_Task statement:_
Write out each line that follows exactly as it stands, without the pictures.

_Source material:_
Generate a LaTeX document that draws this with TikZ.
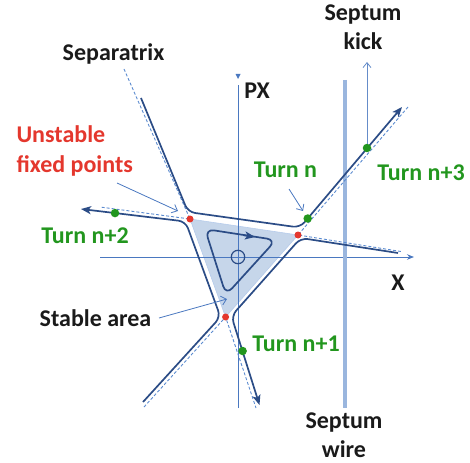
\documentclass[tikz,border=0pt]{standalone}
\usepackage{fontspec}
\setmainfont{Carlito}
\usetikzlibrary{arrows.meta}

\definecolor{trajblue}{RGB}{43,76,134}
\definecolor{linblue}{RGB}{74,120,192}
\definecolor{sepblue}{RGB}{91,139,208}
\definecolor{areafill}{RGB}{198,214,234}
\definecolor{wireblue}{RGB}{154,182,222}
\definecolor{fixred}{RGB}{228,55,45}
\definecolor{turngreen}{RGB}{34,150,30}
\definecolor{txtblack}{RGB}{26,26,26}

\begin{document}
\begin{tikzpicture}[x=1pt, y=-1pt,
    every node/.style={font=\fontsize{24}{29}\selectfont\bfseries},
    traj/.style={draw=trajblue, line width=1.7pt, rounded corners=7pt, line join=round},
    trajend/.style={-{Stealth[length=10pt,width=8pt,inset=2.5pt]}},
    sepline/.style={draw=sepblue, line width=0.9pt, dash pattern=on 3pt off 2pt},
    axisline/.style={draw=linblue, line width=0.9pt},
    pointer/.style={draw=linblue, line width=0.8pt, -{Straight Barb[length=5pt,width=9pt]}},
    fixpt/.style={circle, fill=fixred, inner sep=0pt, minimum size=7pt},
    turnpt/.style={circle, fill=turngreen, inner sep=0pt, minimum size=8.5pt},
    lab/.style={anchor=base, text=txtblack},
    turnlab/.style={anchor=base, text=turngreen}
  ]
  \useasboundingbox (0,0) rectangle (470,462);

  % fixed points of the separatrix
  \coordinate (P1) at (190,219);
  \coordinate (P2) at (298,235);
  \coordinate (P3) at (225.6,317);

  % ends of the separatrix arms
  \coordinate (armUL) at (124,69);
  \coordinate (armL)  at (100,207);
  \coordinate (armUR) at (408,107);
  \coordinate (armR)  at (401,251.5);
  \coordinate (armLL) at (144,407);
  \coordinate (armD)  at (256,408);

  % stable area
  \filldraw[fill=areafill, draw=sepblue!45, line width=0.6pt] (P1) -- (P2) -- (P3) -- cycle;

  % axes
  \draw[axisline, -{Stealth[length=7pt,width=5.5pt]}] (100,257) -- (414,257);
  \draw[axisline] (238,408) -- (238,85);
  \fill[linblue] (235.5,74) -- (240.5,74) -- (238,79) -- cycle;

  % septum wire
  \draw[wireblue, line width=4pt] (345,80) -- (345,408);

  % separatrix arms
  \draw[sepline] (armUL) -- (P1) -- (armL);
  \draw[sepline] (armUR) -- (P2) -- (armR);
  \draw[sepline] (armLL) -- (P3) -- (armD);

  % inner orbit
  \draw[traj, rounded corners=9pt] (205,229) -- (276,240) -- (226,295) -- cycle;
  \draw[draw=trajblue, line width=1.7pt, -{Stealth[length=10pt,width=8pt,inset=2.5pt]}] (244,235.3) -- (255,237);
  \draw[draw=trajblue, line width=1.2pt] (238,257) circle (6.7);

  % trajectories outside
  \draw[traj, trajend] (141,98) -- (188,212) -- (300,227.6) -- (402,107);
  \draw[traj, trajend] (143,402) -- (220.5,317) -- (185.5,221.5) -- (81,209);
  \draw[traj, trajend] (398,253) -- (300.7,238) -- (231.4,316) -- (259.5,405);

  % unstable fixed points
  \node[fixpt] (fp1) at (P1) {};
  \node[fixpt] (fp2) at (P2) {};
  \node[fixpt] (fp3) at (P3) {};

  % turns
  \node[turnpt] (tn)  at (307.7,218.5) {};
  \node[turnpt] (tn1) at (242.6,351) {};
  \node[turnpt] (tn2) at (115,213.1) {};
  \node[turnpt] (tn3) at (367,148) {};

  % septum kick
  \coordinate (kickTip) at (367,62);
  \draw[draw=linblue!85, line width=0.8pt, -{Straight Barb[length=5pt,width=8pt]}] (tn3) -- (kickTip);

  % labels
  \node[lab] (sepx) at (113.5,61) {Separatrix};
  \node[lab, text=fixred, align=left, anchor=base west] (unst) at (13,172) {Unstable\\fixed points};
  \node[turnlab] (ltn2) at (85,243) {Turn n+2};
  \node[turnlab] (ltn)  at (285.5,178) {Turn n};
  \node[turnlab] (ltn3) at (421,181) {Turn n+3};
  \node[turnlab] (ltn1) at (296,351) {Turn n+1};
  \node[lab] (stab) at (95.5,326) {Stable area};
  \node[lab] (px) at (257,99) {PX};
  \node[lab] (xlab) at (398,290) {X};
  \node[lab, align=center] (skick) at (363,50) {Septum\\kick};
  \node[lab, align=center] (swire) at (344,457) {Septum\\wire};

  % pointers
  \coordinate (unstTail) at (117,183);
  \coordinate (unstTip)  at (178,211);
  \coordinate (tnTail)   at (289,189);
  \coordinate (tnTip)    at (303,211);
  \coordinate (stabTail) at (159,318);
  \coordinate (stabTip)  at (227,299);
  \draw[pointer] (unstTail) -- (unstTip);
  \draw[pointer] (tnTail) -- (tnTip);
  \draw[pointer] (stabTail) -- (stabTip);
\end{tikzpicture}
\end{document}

_Result below:_
Generate a LaTeX document that draws this with TikZ.
\documentclass[tikz,border=0pt]{standalone}
\usepackage{fontspec}
\setmainfont{Carlito}
\usetikzlibrary{arrows.meta}

\definecolor{trajblue}{RGB}{43,76,134}
\definecolor{linblue}{RGB}{74,120,192}
\definecolor{sepblue}{RGB}{91,139,208}
\definecolor{areafill}{RGB}{198,214,234}
\definecolor{wireblue}{RGB}{154,182,222}
\definecolor{fixred}{RGB}{228,55,45}
\definecolor{turngreen}{RGB}{34,150,30}
\definecolor{txtblack}{RGB}{26,26,26}

\begin{document}
\begin{tikzpicture}[x=1pt, y=-1pt,
    every node/.style={font=\fontsize{24}{29}\selectfont\bfseries},
    traj/.style={draw=trajblue, line width=1.7pt, rounded corners=7pt, line join=round},
    trajend/.style={-{Stealth[length=10pt,width=8pt,inset=2.5pt]}},
    sepline/.style={draw=sepblue, line width=0.9pt, dash pattern=on 3pt off 2pt},
    axisline/.style={draw=linblue, line width=0.9pt},
    pointer/.style={draw=linblue, line width=0.8pt, -{Straight Barb[length=5pt,width=9pt]}},
    fixpt/.style={circle, fill=fixred, inner sep=0pt, minimum size=7pt},
    turnpt/.style={circle, fill=turngreen, inner sep=0pt, minimum size=8.5pt},
    lab/.style={anchor=base, text=txtblack},
    turnlab/.style={anchor=base, text=turngreen}
  ]
  \useasboundingbox (0,0) rectangle (470,462);

  % fixed points of the separatrix
  \coordinate (P1) at (190,219);
  \coordinate (P2) at (298,235);
  \coordinate (P3) at (225.6,317);

  % ends of the separatrix arms
  \coordinate (armUL) at (124,69);
  \coordinate (armL)  at (100,207);
  \coordinate (armUR) at (408,107);
  \coordinate (armR)  at (401,251.5);
  \coordinate (armLL) at (144,407);
  \coordinate (armD)  at (256,408);

  % stable area
  \filldraw[fill=areafill, draw=sepblue!45, line width=0.6pt] (P1) -- (P2) -- (P3) -- cycle;

  % axes
  \draw[axisline, -{Stealth[length=7pt,width=5.5pt]}] (100,257) -- (414,257);
  \draw[axisline] (238,408) -- (238,85);
  \fill[linblue] (235.5,74) -- (240.5,74) -- (238,79) -- cycle;

  % septum wire
  \draw[wireblue, line width=4pt] (345,80) -- (345,408);

  % separatrix arms
  \draw[sepline] (armUL) -- (P1) -- (armL);
  \draw[sepline] (armUR) -- (P2) -- (armR);
  \draw[sepline] (armLL) -- (P3) -- (armD);

  % inner orbit
  \draw[traj, rounded corners=9pt] (205,229) -- (276,240) -- (226,295) -- cycle;
  \draw[draw=trajblue, line width=1.7pt, -{Stealth[length=10pt,width=8pt,inset=2.5pt]}] (244,235.3) -- (255,237);
  \draw[draw=trajblue, line width=1.2pt] (238,257) circle (6.7);

  % trajectories outside
  \draw[traj, trajend] (141,98) -- (188,212) -- (300,227.6) -- (402,107);
  \draw[traj, trajend] (143,402) -- (220.5,317) -- (185.5,221.5) -- (81,209);
  \draw[traj, trajend] (398,253) -- (300.7,238) -- (231.4,316) -- (259.5,405);

  % unstable fixed points
  \node[fixpt] (fp1) at (P1) {};
  \node[fixpt] (fp2) at (P2) {};
  \node[fixpt] (fp3) at (P3) {};

  % turns
  \node[turnpt] (tn)  at (307.7,218.5) {};
  \node[turnpt] (tn1) at (242.6,351) {};
  \node[turnpt] (tn2) at (115,213.1) {};
  \node[turnpt] (tn3) at (367,148) {};

  % septum kick
  \coordinate (kickTip) at (367,62);
  \draw[draw=linblue!85, line width=0.8pt, -{Straight Barb[length=5pt,width=8pt]}] (tn3) -- (kickTip);

  % labels
  \node[lab] (sepx) at (113.5,61) {Separatrix};
  \node[lab, text=fixred, align=left, anchor=base west] (unst) at (13,172) {Unstable\\fixed points};
  \node[turnlab] (ltn2) at (85,243) {Turn n+2};
  \node[turnlab] (ltn)  at (285.5,178) {Turn n};
  \node[turnlab] (ltn3) at (421,181) {Turn n+3};
  \node[turnlab] (ltn1) at (296,351) {Turn n+1};
  \node[lab] (stab) at (95.5,326) {Stable area};
  \node[lab] (px) at (257,99) {PX};
  \node[lab] (xlab) at (398,290) {X};
  \node[lab, align=center] (skick) at (363,50) {Septum\\kick};
  \node[lab, align=center] (swire) at (344,457) {Septum\\wire};

  % pointers
  \coordinate (unstTail) at (117,183);
  \coordinate (unstTip)  at (178,211);
  \coordinate (tnTail)   at (289,189);
  \coordinate (tnTip)    at (303,211);
  \coordinate (stabTail) at (159,318);
  \coordinate (stabTip)  at (227,299);
  \draw[pointer] (unstTail) -- (unstTip);
  \draw[pointer] (tnTail) -- (tnTip);
  \draw[pointer] (stabTail) -- (stabTip);
\end{tikzpicture}
\end{document}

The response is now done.